begin RECORDED DATA
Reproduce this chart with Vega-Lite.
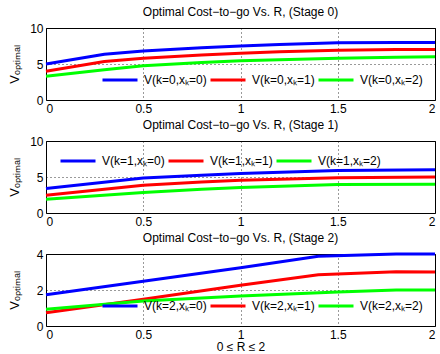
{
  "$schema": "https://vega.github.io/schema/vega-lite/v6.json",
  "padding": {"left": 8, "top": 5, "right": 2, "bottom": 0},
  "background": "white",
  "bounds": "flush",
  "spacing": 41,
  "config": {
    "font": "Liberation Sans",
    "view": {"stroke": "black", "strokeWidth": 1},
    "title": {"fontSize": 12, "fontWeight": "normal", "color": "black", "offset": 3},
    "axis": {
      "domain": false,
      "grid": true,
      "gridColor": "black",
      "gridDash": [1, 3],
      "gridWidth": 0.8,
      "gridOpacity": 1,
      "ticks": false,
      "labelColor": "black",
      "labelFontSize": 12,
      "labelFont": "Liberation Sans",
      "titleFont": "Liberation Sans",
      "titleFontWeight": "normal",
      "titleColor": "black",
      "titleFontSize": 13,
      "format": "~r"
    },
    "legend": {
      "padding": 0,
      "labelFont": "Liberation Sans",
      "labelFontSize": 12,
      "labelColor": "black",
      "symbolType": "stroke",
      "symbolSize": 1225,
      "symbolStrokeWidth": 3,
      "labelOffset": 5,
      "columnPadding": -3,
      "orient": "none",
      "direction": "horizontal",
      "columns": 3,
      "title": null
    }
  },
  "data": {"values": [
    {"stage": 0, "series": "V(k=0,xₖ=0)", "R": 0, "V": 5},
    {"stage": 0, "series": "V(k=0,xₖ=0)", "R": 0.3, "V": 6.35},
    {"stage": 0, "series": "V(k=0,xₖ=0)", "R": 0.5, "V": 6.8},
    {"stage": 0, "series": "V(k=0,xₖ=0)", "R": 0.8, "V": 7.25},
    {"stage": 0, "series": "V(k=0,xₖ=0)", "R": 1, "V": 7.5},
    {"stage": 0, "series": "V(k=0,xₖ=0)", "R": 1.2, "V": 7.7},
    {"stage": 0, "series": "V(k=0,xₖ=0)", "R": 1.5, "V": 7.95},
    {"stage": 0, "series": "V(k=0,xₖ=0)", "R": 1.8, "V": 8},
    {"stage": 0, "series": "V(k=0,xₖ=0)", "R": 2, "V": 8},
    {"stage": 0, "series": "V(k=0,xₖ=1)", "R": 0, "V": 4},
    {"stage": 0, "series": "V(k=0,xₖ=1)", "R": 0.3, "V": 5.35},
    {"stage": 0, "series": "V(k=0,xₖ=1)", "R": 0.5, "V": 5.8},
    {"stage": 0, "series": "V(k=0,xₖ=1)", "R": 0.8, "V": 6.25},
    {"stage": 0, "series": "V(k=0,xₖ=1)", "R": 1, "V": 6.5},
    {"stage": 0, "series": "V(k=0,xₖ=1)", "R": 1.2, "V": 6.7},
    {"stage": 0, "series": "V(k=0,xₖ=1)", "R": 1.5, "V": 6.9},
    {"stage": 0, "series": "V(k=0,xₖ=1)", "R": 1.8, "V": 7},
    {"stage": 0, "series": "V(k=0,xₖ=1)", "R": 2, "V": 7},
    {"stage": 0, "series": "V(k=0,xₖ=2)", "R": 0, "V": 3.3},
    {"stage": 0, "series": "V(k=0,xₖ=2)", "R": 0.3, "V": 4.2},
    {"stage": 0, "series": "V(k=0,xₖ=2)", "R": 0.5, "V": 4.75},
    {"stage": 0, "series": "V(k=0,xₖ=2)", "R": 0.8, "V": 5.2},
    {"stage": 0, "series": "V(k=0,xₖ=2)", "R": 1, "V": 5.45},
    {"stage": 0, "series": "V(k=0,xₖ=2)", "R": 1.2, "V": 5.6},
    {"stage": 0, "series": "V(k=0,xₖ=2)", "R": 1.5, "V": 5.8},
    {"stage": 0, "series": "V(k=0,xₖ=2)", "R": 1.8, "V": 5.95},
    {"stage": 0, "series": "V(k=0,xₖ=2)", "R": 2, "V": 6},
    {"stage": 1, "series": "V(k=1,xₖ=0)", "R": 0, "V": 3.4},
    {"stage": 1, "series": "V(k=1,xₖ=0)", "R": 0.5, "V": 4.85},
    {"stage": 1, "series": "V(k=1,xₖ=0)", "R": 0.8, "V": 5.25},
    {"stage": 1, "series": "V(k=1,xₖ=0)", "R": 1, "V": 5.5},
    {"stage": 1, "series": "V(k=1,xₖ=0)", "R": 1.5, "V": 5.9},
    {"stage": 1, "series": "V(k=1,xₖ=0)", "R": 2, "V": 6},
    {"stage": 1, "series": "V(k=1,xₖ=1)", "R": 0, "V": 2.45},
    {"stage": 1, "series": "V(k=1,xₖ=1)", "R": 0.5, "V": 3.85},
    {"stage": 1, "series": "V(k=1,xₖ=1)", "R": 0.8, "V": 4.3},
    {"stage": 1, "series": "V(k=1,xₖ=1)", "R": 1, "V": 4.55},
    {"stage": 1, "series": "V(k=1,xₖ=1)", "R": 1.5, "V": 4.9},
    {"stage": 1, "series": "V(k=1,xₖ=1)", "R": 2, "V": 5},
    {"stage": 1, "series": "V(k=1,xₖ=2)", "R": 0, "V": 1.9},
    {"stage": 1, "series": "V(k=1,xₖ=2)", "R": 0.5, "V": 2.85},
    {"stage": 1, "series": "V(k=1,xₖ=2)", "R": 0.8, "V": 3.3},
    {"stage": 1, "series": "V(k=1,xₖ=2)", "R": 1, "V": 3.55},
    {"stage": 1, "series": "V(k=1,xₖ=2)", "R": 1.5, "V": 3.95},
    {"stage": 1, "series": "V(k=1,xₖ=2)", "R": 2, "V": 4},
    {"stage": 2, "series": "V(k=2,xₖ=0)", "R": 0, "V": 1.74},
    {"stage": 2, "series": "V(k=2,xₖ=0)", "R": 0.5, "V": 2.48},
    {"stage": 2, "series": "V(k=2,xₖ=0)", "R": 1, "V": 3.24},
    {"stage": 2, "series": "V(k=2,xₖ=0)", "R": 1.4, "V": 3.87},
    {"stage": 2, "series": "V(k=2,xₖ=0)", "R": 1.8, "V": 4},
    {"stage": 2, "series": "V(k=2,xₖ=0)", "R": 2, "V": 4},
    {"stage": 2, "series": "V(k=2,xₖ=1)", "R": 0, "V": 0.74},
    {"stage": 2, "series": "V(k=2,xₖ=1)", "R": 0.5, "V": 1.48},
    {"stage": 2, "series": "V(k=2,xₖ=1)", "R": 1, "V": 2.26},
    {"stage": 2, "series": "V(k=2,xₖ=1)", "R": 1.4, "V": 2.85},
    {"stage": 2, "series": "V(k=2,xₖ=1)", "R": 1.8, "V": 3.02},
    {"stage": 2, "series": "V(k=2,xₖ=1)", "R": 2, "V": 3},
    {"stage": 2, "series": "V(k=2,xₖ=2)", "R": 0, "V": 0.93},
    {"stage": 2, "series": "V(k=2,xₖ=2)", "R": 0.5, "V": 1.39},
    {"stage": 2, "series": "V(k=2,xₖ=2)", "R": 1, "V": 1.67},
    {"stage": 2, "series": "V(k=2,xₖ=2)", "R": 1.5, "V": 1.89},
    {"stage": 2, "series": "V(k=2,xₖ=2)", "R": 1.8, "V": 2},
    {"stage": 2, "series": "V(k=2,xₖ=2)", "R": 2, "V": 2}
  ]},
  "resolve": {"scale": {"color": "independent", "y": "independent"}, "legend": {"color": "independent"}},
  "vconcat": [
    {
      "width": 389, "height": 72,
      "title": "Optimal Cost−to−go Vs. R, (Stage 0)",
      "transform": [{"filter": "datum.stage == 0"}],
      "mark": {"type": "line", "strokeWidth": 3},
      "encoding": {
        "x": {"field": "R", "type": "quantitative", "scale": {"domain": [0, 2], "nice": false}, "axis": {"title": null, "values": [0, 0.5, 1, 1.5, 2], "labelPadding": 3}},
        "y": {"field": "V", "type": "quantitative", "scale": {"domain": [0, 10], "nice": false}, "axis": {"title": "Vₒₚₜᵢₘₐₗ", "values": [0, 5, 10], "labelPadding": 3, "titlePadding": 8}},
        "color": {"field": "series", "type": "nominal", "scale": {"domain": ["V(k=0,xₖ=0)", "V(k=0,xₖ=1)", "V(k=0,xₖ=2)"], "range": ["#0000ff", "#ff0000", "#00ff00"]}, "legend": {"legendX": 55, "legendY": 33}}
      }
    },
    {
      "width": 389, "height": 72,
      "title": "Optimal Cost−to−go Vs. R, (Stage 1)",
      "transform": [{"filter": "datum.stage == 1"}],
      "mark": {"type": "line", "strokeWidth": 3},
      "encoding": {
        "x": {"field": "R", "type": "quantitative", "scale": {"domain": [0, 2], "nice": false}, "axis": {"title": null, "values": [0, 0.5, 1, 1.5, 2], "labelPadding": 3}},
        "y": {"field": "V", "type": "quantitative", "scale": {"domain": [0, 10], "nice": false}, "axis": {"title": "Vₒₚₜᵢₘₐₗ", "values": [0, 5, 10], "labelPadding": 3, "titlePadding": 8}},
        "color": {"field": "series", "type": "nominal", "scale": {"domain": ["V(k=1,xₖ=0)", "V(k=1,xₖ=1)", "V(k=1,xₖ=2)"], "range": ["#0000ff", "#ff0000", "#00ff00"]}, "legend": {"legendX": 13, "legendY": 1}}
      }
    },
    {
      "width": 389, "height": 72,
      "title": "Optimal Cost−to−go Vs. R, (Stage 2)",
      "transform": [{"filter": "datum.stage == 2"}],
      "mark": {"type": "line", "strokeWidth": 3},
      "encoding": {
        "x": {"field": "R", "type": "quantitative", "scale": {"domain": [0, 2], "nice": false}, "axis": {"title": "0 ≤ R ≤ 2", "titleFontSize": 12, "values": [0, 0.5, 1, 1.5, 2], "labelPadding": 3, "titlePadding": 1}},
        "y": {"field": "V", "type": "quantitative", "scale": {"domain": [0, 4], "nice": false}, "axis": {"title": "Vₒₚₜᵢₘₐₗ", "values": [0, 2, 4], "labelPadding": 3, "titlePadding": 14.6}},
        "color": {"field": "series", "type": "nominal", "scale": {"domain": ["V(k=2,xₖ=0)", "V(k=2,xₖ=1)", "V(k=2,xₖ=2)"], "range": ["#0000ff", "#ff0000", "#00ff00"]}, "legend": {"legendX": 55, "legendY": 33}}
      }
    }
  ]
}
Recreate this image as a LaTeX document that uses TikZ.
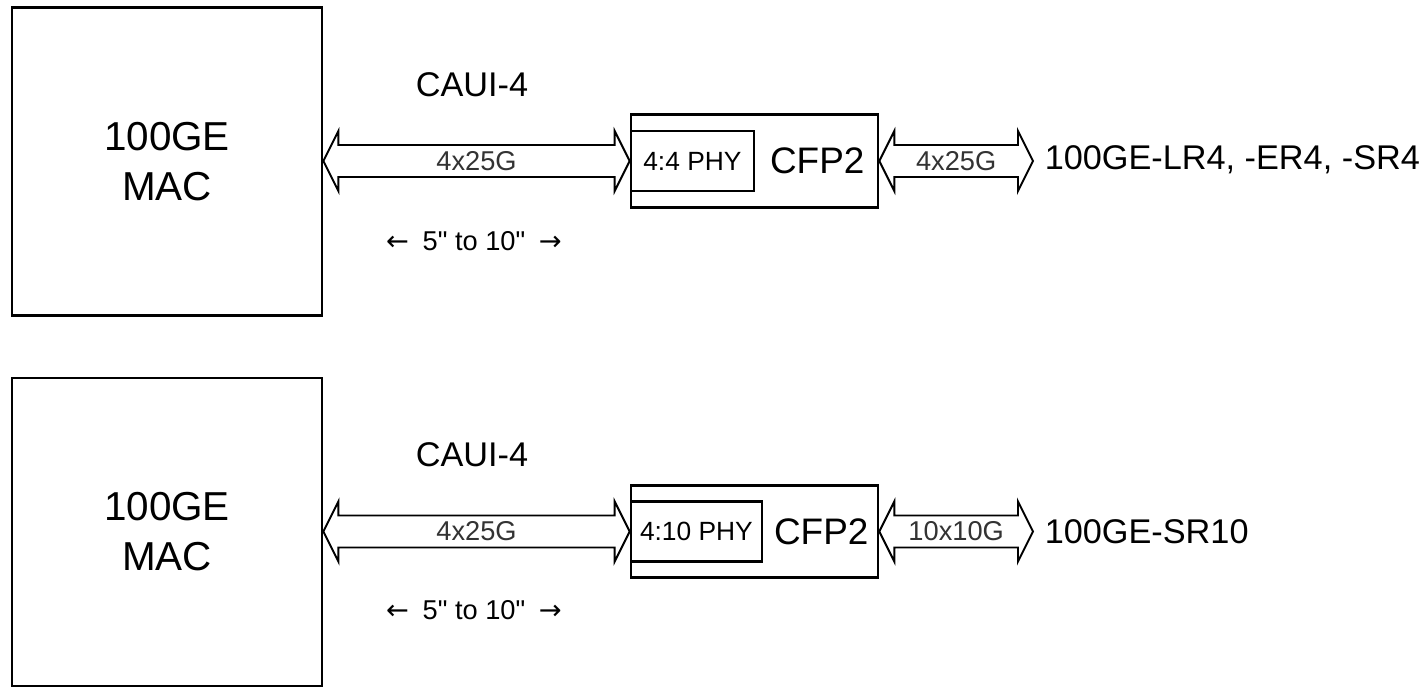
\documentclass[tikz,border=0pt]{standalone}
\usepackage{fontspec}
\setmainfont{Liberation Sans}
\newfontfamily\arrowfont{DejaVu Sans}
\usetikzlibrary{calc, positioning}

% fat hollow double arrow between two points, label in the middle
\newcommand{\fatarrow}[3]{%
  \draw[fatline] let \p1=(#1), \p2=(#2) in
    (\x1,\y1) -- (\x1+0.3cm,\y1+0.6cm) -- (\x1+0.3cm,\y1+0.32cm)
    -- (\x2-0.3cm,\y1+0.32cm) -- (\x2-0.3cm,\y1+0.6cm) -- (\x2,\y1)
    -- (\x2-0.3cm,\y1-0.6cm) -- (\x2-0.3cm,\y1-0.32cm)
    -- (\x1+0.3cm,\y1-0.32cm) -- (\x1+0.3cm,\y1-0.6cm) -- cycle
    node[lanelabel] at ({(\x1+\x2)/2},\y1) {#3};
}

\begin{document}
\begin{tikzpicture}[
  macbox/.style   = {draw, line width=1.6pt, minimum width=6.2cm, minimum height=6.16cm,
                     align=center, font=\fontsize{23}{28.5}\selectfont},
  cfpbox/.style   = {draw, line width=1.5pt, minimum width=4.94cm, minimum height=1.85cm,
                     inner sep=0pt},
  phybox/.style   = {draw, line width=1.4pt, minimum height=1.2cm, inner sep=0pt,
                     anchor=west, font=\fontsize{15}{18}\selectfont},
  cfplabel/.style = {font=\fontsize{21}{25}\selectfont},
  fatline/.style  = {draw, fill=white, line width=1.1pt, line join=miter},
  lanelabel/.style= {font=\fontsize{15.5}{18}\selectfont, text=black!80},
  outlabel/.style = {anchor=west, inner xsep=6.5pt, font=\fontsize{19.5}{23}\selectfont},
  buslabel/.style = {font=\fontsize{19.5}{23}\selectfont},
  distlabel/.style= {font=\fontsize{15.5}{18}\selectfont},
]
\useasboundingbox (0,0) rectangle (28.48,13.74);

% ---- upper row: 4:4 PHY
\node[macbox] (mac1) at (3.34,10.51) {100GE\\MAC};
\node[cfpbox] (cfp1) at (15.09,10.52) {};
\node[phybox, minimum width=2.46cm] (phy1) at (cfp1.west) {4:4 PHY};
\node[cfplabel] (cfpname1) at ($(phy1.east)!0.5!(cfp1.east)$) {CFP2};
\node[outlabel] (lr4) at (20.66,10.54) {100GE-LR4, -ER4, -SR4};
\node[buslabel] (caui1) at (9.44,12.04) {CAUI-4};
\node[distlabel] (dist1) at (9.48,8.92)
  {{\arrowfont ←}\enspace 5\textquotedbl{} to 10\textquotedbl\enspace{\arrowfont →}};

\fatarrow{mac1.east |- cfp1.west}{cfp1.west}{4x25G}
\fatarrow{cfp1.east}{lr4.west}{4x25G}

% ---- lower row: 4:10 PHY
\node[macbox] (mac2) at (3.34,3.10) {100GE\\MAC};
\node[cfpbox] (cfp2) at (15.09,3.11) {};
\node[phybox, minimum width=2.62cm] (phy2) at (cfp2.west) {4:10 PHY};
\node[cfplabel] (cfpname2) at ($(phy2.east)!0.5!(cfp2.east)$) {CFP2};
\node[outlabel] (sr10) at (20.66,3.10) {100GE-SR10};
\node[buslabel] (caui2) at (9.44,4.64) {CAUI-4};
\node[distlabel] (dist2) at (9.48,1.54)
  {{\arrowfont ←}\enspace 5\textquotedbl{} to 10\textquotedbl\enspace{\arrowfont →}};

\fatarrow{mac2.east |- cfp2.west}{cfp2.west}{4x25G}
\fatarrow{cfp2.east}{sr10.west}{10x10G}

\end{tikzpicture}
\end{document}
end RECORDED DATA
GIVEN INSTRUCTION → Every line from the one containing "Recreate this image" through the one containing "(0,0) rectangle (28.48,13.74);" should be quoted exactly, and no other lines; keep pictures out of the copy.

FINAL RESULT →
Recreate this image as a LaTeX document that uses TikZ.
\documentclass[tikz,border=0pt]{standalone}
\usepackage{fontspec}
\setmainfont{Liberation Sans}
\newfontfamily\arrowfont{DejaVu Sans}
\usetikzlibrary{calc, positioning}

% fat hollow double arrow between two points, label in the middle
\newcommand{\fatarrow}[3]{%
  \draw[fatline] let \p1=(#1), \p2=(#2) in
    (\x1,\y1) -- (\x1+0.3cm,\y1+0.6cm) -- (\x1+0.3cm,\y1+0.32cm)
    -- (\x2-0.3cm,\y1+0.32cm) -- (\x2-0.3cm,\y1+0.6cm) -- (\x2,\y1)
    -- (\x2-0.3cm,\y1-0.6cm) -- (\x2-0.3cm,\y1-0.32cm)
    -- (\x1+0.3cm,\y1-0.32cm) -- (\x1+0.3cm,\y1-0.6cm) -- cycle
    node[lanelabel] at ({(\x1+\x2)/2},\y1) {#3};
}

\begin{document}
\begin{tikzpicture}[
  macbox/.style   = {draw, line width=1.6pt, minimum width=6.2cm, minimum height=6.16cm,
                     align=center, font=\fontsize{23}{28.5}\selectfont},
  cfpbox/.style   = {draw, line width=1.5pt, minimum width=4.94cm, minimum height=1.85cm,
                     inner sep=0pt},
  phybox/.style   = {draw, line width=1.4pt, minimum height=1.2cm, inner sep=0pt,
                     anchor=west, font=\fontsize{15}{18}\selectfont},
  cfplabel/.style = {font=\fontsize{21}{25}\selectfont},
  fatline/.style  = {draw, fill=white, line width=1.1pt, line join=miter},
  lanelabel/.style= {font=\fontsize{15.5}{18}\selectfont, text=black!80},
  outlabel/.style = {anchor=west, inner xsep=6.5pt, font=\fontsize{19.5}{23}\selectfont},
  buslabel/.style = {font=\fontsize{19.5}{23}\selectfont},
  distlabel/.style= {font=\fontsize{15.5}{18}\selectfont},
]
\useasboundingbox (0,0) rectangle (28.48,13.74);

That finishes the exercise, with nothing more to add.